Очевидно также, что громадность выставляемых сил настолько же упрощает чисто военные соображения, насколько усложняет соображения хозяйственные. Нынешние массы слишком велики и требуют слишком много попечений о своем довольствии, чтобы быть поворотливыми. Случайные стратегические маневры, вследствие ежечасных неожиданных событий составлявшие суть военного искусства, становятся затруднительными; значение их сосредоточивается на общем плане кампании, выборе предметного пункта и первоначальном направлении массы[106]. Капитальная ошибка, погубившая австрийцев в последнюю войну, очевидно, состояла в том, что к первому выстрелу главные силы их стояли в верхней Силезии, а не в северовосточной Богемии, где им следовало быть; шансы войны были бы уравновешены, если бы Бенедек вначале расположился правильно; чтобы поправить ошибку, когда война уже началась, нужен был не Бенедек, а Наполеон I. Конечно, легче обдумать план действий на досуге, чем всегда вдохновляться правильно. Чем меньше можно ошибаться в выборе главнокомандующего, тем меньше предстоит ошибаться самому главнокомандующему. Если бы вещи не складывались всегда именно к такой пропорции, то самое развитие стало бы невозможным.
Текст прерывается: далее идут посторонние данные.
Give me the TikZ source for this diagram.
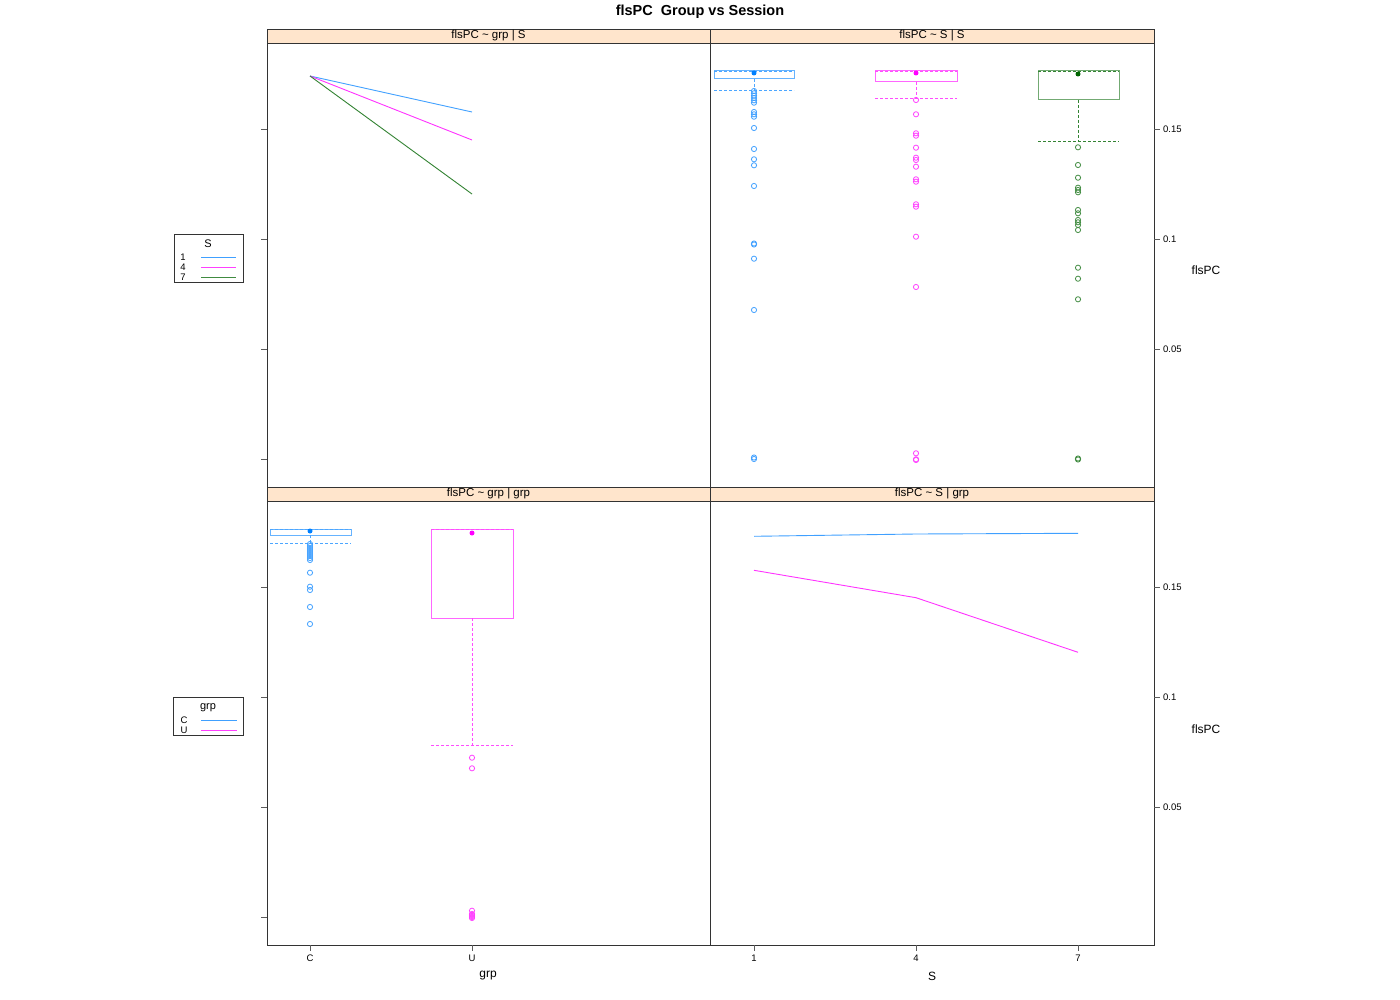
\documentclass[tikz,border=0pt]{standalone}
\usepackage{fontspec}
\setmainfont{Liberation Sans}
\definecolor{sblue}{HTML}{0080FF}
\definecolor{smag}{HTML}{FF00FF}
\definecolor{sgreen}{HTML}{006400}
\definecolor{stripbg}{HTML}{FFE5CC}
\definecolor{framecol}{HTML}{333333}
\begin{document}
\begin{tikzpicture}[
    x=1pt, y=-1pt,
    panel/.style={draw=framecol, line width=0.9pt},
    strip/.style={draw=framecol, fill=stripbg, line width=0.9pt},
    striptext/.style={font=\fontsize{11.5}{13}\selectfont, inner sep=0pt},
    ticklab/.style={font=\fontsize{9.5}{11}\selectfont, inner sep=0pt},
    axlab/.style={font=\fontsize{12}{14}\selectfont, inner sep=0pt},
    tickmark/.style={draw=framecol!80, line width=0.8pt},
    boxline/.style={line width=1pt},
    whisk/.style={dash pattern=on 3pt off 2pt, line width=0.8pt},
    outl/.style={line width=0.8pt},
    dataline/.style={line width=0.9pt}
  ]
  \fill[white] (0,0) rectangle (1400,1000);
  \useasboundingbox (0,0) rectangle (1400,1000);
  \node[font=\bfseries\fontsize{14.5}{17}\selectfont] (title) at (700,12) {flsPC\ \ Group vs Session};
  % panels and strips
  \foreach \px/\py/\w/\nm/\txt in {267/29/443/tl/{grp | S}, 710/29/444/tr/{S | S},
                                    267/487/443/bl/{grp | grp}, 710/487/444/br/{S | grp}} {
    \draw[panel] (\px,\py) rectangle ++(\w,458);
    \draw[strip] (\px,\py) rectangle ++(\w,14);
    \node[striptext] (st\nm) at ([xshift=\w*0.5pt,yshift=-7pt]\px,\py) {flsPC \textasciitilde\ \txt};
  }
  % left ticks (no labels)
  \foreach \y in {129,239,349,459,587,697,807,917}
    \draw[tickmark] (261,\y) -- (267,\y);
  % right ticks
  \foreach \y/\l in {129/0.15,239/0.1,349/0.05,587/0.15,697/0.1,807/0.05} {
    \draw[tickmark] (1154,\y) -- (1160,\y);
    \node[ticklab, anchor=west] (rt\y) at (1163,\y) {\l};
  }
  % bottom ticks
  \foreach \x/\l in {310/C,472/U,754/1,916/4,1078/7} {
    \draw[tickmark] (\x,945) -- (\x,951);
    \node[ticklab] (bt\x) at (\x,958) {\l};
  }
  \node[axlab] (xgrp) at (488,976) {grp};
  \node[axlab] (xS) at (932,976) {S};
  \node[axlab] (ytop) at (1206,270) {flsPC};
  \node[axlab] (ybot) at (1206,729) {flsPC};

  % top left: lines by S
  \coordinate (tlC) at (310,76);
  \draw[dataline, sblue!75] (tlC) -- (472,112);
  \draw[dataline, smag!80] (tlC) -- (472,140);
  \draw[dataline, sgreen!80] (tlC) -- (472,194);

  % top right: boxplots by S
  \draw[boxline, sblue!60] (714,71) rectangle (794,79);
  \draw[whisk, sblue!70] (714,71) -- (794,71) (754,79) -- (754,90) (714,90) -- (794,90);
  \fill[sblue] (754,73) circle (2.5);
  \foreach \y in {91,93.3,95.7,98,100.3,102.7,112,114.3,116.7,128,149,159.3,165.3,
                  186,243.5,244.5,258.7,310,457.5,459}
    \draw[outl, sblue!75] (754,\y) circle (2.6);
  \draw[boxline, smag!60] (875,71) rectangle (957,82);
  \draw[whisk, smag!70] (875,71) -- (957,71) (916,82) -- (916,98) (875,98) -- (957,98);
  \fill[smag] (916,73) circle (2.5);
  \foreach \y in {100,114.3,133.3,135.7,147.7,157.7,160,166.7,179.3,181.7,204.3,206.7,
                  236.7,287,453.3,459.3,460}
    \draw[outl, smag!75] (916,\y) circle (2.6);
  \draw[boxline, sgreen!55] (1038,71) rectangle (1119,100);
  \draw[whisk, sgreen!80] (1038,71) -- (1119,71) (1078,100) -- (1078,141.3) (1038,141.3) -- (1119,141.3);
  \fill[sgreen] (1078,74) circle (2.5);
  \foreach \y in {147.3,165,177.7,187.7,190,192.3,210,213.3,220,222.3,225,230,
                  267.7,278.7,299.3,458.5,459.5}
    \draw[outl, sgreen!75] (1078,\y) circle (2.6);

  % bottom left: boxplots by grp
  \draw[boxline, sblue!60] (270,529) rectangle (351,535);
  \draw[whisk, sblue!70] (270,529) -- (351,529) (310,535) -- (310,543.3) (270,543.3) -- (351,543.3);
  \fill[sblue] (310,531) circle (2.5);
  \foreach \y in {544,546,548,550,552,554,556,558,560,572.7,586.7,590,607,624}
    \draw[outl, sblue!75] (310,\y) circle (2.6);
  \draw[boxline, smag!60] (431,529) rectangle (513,618);
  \draw[whisk, smag!70] (431,529) -- (513,529) (472,618) -- (472,745) (431,745) -- (513,745);
  \fill[smag] (472,533) circle (2.5);
  \foreach \y in {757.7,768.3,910.7,914,915,916,917,918}
    \draw[outl, smag!75] (472,\y) circle (2.6);

  % bottom right: lines by grp
  \draw[dataline, sblue!75] (754,536.3) -- (916,534) -- (1078,533.3);
  \draw[dataline, smag!80] (754,570.3) -- (916,597.7) -- (1078,652.3);

  % legends
  \draw[framecol, line width=0.9pt] (174,234) rectangle (243,282);
  \node[ticklab, font=\fontsize{11}{12}\selectfont] (legS) at (208,244) {S};
  \foreach \y/\l/\c in {257.5/1/sblue, 267.3/4/smag, 277/7/sgreen} {
    \node[ticklab] (legS\l) at (183,\y) {\l};
    \draw[dataline, \c!75] (201,\y) -- (236,\y);
  }
  \draw[framecol, line width=0.9pt] (173,697) rectangle (243,735);
  \node[ticklab, font=\fontsize{11}{12}\selectfont] (legG) at (208,708) {grp};
  \foreach \y/\l/\c in {720/C/sblue, 730/U/smag} {
    \node[ticklab] (legG\l) at (184,\y) {\l};
    \draw[dataline, \c!75] (201,\y) -- (237,\y);
  }
\end{tikzpicture}
\end{document}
Наконец, при нынешних силах на войне дело не только в начальнике, но в начальниках. Никакой человек не может распорядиться действительно такими массами, раскиданными на таком пространстве. Тут, конечно, идет дело не о Цезаре или Наполеоне, а об обыкновенных талантливых людях. Последняя богемская война представляет замечательный пример. В голове прусской армии не стояло не только гениального человека, но даже человека с выдающимся из ряда талантом; в голове ее просто не стояло никого. Но прусскими корпусами командовали энергические люди и, главное, немудрившие, — они без хитрых маневров шли прямо на выстрел, когда его слышали, — этого оказалось достаточным. Главный штаб стал сочинять настоящие планы уже после победы, во втором периоде кампании. Великое качество прусской армии, которого в ней вовсе не подозревали, безмерно великое качество состоит в том, что она воспитывает решительных генералов, способных действовать стойко и просто, первый залог успеха на войне. Маршал Мармон утверждал, очевидно справедливо, что первое достоинство военного начальника состоит в совершенном соответствии ума с характером, чтобы сила ума тождественно равнялась в нем силе воли. Если человек видит дальше, чем насколько у него хватает решительности, он уже по природе теоретик и не выстоит в своих планах; если он и умен, но более решителен, чем умен, он отважится на предприятия, окончательная цель которых недостаточно вызрела в его соображении, на предприятия, подверженные поэтому слишком большой случайности. Военная способность — это внутренняя пропорциональность человека. Она может выражаться бесконечным числом степеней, однородных, но не одинаково крупных, от Наполеона до толкового ротного командира. Вот почему столько знаменитых полководцев были людьми, не превышавшими умственной силой довольно обыкновенной высоты человеческих способностей; но из того же следует, что удовлетворительно хорошие, если не гениальные полководцы вовсе не составляют исключительного явления, находятся во всякое время и во всяком народе. Действительно, нет в истории правительства, оставившего по себе память способности и энергии, которое не нашло бы подходящих людей для командования своими армиями, от правительства Перикла до правительства Линкольна. Такие люди найдутся и у нас.
105
Здесь идет речь не политическая, а стратегическая — о свойстве наших границ. Всякий знает, что о разрыве с Пруссией, например, не может быть теперь и речи.
106
Конечно, это выражение надобно понимать только относительно — к чему клонится дело. И теперь случайные стратегические маневры могут разрешаться великими результатами, — но вопрос в правиле, а не в исключении.